Raw records =
○ ○ ○
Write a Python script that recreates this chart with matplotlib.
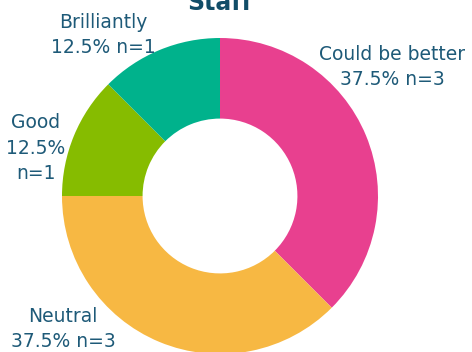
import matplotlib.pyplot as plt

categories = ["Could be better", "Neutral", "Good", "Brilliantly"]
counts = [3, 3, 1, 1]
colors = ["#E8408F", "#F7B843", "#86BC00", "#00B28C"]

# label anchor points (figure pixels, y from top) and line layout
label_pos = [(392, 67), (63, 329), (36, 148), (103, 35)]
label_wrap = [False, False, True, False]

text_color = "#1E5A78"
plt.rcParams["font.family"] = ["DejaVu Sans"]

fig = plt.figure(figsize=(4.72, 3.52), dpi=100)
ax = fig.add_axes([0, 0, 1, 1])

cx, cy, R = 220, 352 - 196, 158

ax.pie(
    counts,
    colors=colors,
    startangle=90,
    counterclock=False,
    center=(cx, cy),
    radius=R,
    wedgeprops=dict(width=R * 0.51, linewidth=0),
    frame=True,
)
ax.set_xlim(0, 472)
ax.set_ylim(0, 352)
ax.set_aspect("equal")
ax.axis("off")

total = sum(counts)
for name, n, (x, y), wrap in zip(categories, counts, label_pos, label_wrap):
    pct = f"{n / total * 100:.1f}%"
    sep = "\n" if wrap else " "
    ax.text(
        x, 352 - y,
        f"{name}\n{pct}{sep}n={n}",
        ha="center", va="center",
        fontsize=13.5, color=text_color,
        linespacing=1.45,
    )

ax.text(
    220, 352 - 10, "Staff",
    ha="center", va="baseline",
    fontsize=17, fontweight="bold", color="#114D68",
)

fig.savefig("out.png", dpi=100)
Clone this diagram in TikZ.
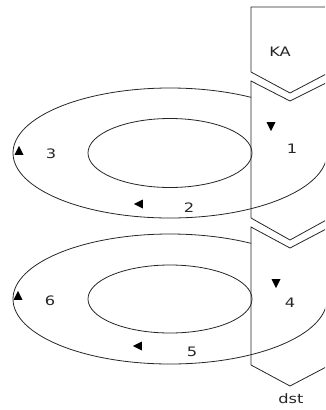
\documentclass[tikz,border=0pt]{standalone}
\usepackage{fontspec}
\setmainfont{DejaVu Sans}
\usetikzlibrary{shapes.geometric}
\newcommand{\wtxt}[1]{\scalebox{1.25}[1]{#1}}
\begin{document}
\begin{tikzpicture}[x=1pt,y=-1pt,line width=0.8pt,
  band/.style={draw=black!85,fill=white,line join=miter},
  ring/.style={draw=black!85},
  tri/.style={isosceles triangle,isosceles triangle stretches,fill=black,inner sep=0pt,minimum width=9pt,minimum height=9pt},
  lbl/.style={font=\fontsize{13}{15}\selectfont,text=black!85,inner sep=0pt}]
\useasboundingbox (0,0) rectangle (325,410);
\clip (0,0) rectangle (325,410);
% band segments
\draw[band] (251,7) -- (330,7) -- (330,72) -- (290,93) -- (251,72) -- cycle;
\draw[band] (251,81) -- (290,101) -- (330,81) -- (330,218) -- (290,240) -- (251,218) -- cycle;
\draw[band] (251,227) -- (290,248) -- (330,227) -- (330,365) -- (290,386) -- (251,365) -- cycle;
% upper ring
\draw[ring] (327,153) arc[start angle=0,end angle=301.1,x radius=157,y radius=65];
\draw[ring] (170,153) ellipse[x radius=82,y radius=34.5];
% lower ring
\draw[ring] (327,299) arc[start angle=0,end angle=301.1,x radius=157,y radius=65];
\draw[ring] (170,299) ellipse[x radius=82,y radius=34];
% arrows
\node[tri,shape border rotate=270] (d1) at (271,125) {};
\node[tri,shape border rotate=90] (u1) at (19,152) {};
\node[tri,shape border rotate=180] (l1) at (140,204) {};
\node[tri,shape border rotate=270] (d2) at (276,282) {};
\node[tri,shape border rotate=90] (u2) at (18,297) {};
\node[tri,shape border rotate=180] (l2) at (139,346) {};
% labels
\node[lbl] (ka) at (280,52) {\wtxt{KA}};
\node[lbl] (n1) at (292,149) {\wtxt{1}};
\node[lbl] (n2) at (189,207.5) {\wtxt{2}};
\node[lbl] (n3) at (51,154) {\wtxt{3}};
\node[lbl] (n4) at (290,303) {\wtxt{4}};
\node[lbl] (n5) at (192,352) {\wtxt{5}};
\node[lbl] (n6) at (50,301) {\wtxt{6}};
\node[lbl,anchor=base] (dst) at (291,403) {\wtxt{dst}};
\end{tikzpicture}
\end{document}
○ ○ ○
Go through the entries above and output them exactly, without pictures.

Reply =
Write a Python script that recreates this chart with matplotlib.
import matplotlib.pyplot as plt

categories = ["Could be better", "Neutral", "Good", "Brilliantly"]
counts = [3, 3, 1, 1]
colors = ["#E8408F", "#F7B843", "#86BC00", "#00B28C"]

# label anchor points (figure pixels, y from top) and line layout
label_pos = [(392, 67), (63, 329), (36, 148), (103, 35)]
label_wrap = [False, False, True, False]

text_color = "#1E5A78"
plt.rcParams["font.family"] = ["DejaVu Sans"]

fig = plt.figure(figsize=(4.72, 3.52), dpi=100)
ax = fig.add_axes([0, 0, 1, 1])

cx, cy, R = 220, 352 - 196, 158

ax.pie(
    counts,
    colors=colors,
    startangle=90,
    counterclock=False,
    center=(cx, cy),
    radius=R,
    wedgeprops=dict(width=R * 0.51, linewidth=0),
    frame=True,
)
ax.set_xlim(0, 472)
ax.set_ylim(0, 352)
ax.set_aspect("equal")
ax.axis("off")

total = sum(counts)
for name, n, (x, y), wrap in zip(categories, counts, label_pos, label_wrap):
    pct = f"{n / total * 100:.1f}%"
    sep = "\n" if wrap else " "
    ax.text(
        x, 352 - y,
        f"{name}\n{pct}{sep}n={n}",
        ha="center", va="center",
        fontsize=13.5, color=text_color,
        linespacing=1.45,
    )

ax.text(
    220, 352 - 10, "Staff",
    ha="center", va="baseline",
    fontsize=17, fontweight="bold", color="#114D68",
)

fig.savefig("out.png", dpi=100)
Clone this diagram in TikZ.
\documentclass[tikz,border=0pt]{standalone}
\usepackage{fontspec}
\setmainfont{DejaVu Sans}
\usetikzlibrary{shapes.geometric}
\newcommand{\wtxt}[1]{\scalebox{1.25}[1]{#1}}
\begin{document}
\begin{tikzpicture}[x=1pt,y=-1pt,line width=0.8pt,
  band/.style={draw=black!85,fill=white,line join=miter},
  ring/.style={draw=black!85},
  tri/.style={isosceles triangle,isosceles triangle stretches,fill=black,inner sep=0pt,minimum width=9pt,minimum height=9pt},
  lbl/.style={font=\fontsize{13}{15}\selectfont,text=black!85,inner sep=0pt}]
\useasboundingbox (0,0) rectangle (325,410);
\clip (0,0) rectangle (325,410);
% band segments
\draw[band] (251,7) -- (330,7) -- (330,72) -- (290,93) -- (251,72) -- cycle;
\draw[band] (251,81) -- (290,101) -- (330,81) -- (330,218) -- (290,240) -- (251,218) -- cycle;
\draw[band] (251,227) -- (290,248) -- (330,227) -- (330,365) -- (290,386) -- (251,365) -- cycle;
% upper ring
\draw[ring] (327,153) arc[start angle=0,end angle=301.1,x radius=157,y radius=65];
\draw[ring] (170,153) ellipse[x radius=82,y radius=34.5];
% lower ring
\draw[ring] (327,299) arc[start angle=0,end angle=301.1,x radius=157,y radius=65];
\draw[ring] (170,299) ellipse[x radius=82,y radius=34];
% arrows
\node[tri,shape border rotate=270] (d1) at (271,125) {};
\node[tri,shape border rotate=90] (u1) at (19,152) {};
\node[tri,shape border rotate=180] (l1) at (140,204) {};
\node[tri,shape border rotate=270] (d2) at (276,282) {};
\node[tri,shape border rotate=90] (u2) at (18,297) {};
\node[tri,shape border rotate=180] (l2) at (139,346) {};
% labels
\node[lbl] (ka) at (280,52) {\wtxt{KA}};
\node[lbl] (n1) at (292,149) {\wtxt{1}};
\node[lbl] (n2) at (189,207.5) {\wtxt{2}};
\node[lbl] (n3) at (51,154) {\wtxt{3}};
\node[lbl] (n4) at (290,303) {\wtxt{4}};
\node[lbl] (n5) at (192,352) {\wtxt{5}};
\node[lbl] (n6) at (50,301) {\wtxt{6}};
\node[lbl,anchor=base] (dst) at (291,403) {\wtxt{dst}};
\end{tikzpicture}
\end{document}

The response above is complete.